++++ Records supplied ++++
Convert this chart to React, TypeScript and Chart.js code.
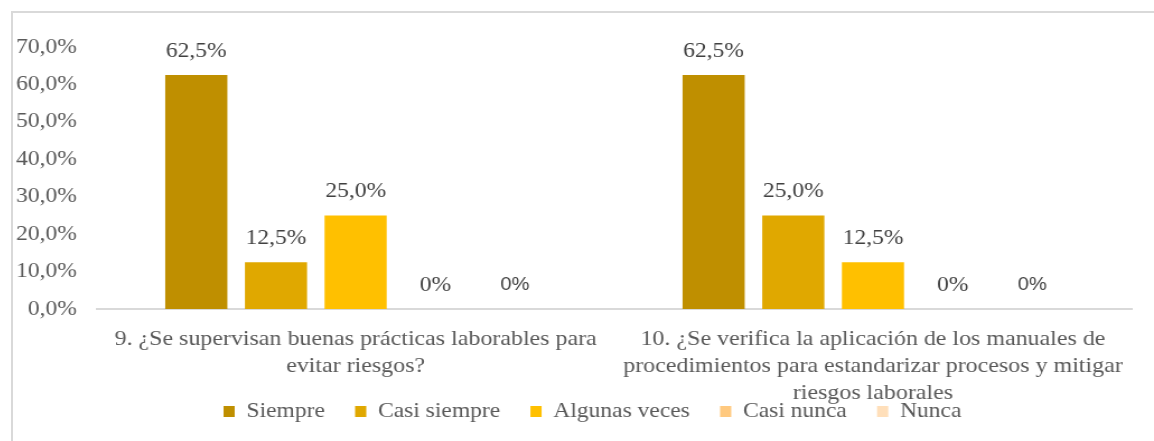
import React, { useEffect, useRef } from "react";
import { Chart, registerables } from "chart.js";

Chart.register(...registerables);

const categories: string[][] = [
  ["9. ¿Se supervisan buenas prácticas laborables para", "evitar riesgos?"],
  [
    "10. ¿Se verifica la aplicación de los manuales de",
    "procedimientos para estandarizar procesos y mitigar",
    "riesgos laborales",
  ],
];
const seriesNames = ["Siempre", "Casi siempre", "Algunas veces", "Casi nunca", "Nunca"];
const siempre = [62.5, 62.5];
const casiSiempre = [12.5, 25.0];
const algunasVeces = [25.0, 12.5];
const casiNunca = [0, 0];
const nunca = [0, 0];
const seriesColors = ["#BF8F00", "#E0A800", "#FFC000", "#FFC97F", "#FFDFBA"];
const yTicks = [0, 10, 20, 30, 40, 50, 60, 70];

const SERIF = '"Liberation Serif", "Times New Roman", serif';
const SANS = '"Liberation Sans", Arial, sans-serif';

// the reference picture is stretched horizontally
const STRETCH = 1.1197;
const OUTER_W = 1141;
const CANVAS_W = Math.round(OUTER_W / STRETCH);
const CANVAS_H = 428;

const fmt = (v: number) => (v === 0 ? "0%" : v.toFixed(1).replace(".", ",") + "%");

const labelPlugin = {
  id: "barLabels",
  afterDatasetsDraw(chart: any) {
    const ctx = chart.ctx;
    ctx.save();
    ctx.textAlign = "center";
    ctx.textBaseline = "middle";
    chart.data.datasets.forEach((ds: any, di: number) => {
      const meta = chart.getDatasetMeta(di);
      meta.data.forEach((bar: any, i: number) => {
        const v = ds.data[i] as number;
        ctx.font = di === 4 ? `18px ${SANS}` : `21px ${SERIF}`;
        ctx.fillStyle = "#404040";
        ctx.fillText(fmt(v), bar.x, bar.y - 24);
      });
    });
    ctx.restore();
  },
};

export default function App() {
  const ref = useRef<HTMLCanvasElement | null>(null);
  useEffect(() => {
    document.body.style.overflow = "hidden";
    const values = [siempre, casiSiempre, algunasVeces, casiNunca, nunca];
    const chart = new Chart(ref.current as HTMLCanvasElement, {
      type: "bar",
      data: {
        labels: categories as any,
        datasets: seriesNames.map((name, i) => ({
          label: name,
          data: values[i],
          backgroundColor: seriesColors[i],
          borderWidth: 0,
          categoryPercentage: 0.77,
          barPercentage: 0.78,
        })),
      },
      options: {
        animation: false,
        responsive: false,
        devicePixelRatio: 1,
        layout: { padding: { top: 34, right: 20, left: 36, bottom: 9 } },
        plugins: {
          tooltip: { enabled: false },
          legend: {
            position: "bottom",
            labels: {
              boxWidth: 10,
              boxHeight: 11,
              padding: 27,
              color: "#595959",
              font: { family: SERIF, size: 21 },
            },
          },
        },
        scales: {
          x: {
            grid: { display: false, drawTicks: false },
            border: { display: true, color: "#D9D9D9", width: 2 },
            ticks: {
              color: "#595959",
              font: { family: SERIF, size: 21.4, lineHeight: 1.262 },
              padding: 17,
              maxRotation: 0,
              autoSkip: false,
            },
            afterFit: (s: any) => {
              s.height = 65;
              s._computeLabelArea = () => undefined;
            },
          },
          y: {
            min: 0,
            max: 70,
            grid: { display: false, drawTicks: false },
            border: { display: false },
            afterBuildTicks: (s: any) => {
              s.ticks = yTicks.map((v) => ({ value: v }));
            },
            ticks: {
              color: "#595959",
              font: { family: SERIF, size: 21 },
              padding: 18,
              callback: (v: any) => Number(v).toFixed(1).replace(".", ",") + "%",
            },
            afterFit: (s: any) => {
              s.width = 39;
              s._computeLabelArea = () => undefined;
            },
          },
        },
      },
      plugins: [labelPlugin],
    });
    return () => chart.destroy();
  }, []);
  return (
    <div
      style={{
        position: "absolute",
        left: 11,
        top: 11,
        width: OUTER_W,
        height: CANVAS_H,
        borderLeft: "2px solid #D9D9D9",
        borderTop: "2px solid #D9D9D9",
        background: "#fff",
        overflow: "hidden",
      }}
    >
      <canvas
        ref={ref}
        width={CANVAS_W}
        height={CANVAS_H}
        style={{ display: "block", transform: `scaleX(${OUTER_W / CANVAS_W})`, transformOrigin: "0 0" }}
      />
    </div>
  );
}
++++
++++ Records supplied ++++
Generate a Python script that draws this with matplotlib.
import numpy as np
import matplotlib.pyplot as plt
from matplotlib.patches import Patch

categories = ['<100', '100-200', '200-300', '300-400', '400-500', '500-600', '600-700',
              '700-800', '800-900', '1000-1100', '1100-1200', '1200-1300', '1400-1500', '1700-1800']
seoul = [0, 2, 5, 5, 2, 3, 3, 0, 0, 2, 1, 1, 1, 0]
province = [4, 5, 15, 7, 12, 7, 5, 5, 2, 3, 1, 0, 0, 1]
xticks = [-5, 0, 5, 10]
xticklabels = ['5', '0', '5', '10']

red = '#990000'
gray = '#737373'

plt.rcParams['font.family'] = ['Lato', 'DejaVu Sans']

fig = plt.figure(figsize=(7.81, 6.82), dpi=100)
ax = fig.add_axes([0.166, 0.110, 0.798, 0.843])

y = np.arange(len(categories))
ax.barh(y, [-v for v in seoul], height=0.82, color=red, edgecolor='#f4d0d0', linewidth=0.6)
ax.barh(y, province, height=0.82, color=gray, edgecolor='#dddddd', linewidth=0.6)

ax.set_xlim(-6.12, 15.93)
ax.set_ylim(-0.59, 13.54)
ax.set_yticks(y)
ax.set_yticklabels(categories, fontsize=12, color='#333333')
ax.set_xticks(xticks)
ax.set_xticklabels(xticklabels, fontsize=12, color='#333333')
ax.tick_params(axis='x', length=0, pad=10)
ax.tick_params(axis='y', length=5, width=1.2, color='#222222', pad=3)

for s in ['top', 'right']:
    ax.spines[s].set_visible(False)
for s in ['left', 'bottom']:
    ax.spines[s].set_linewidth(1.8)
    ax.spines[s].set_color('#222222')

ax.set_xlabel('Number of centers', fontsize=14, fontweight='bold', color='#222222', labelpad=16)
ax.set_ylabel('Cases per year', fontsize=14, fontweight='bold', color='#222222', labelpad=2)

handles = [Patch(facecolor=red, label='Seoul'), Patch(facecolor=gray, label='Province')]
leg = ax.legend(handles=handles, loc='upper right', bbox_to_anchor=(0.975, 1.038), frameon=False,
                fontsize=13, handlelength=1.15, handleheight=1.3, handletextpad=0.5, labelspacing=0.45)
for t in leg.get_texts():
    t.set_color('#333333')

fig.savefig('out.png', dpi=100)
++++
--- Work instructions ---
Extract the lines from the line with "Generate a Python" through the line with "ax = fig.add_axes([0.166, 0.110, 0.798, 0.843])". Keep both of those lines, copy everything exactly, and add nothing.

--- Output of the exercise ---
Generate a Python script that draws this with matplotlib.
import numpy as np
import matplotlib.pyplot as plt
from matplotlib.patches import Patch

categories = ['<100', '100-200', '200-300', '300-400', '400-500', '500-600', '600-700',
              '700-800', '800-900', '1000-1100', '1100-1200', '1200-1300', '1400-1500', '1700-1800']
seoul = [0, 2, 5, 5, 2, 3, 3, 0, 0, 2, 1, 1, 1, 0]
province = [4, 5, 15, 7, 12, 7, 5, 5, 2, 3, 1, 0, 0, 1]
xticks = [-5, 0, 5, 10]
xticklabels = ['5', '0', '5', '10']

red = '#990000'
gray = '#737373'

plt.rcParams['font.family'] = ['Lato', 'DejaVu Sans']

fig = plt.figure(figsize=(7.81, 6.82), dpi=100)
ax = fig.add_axes([0.166, 0.110, 0.798, 0.843])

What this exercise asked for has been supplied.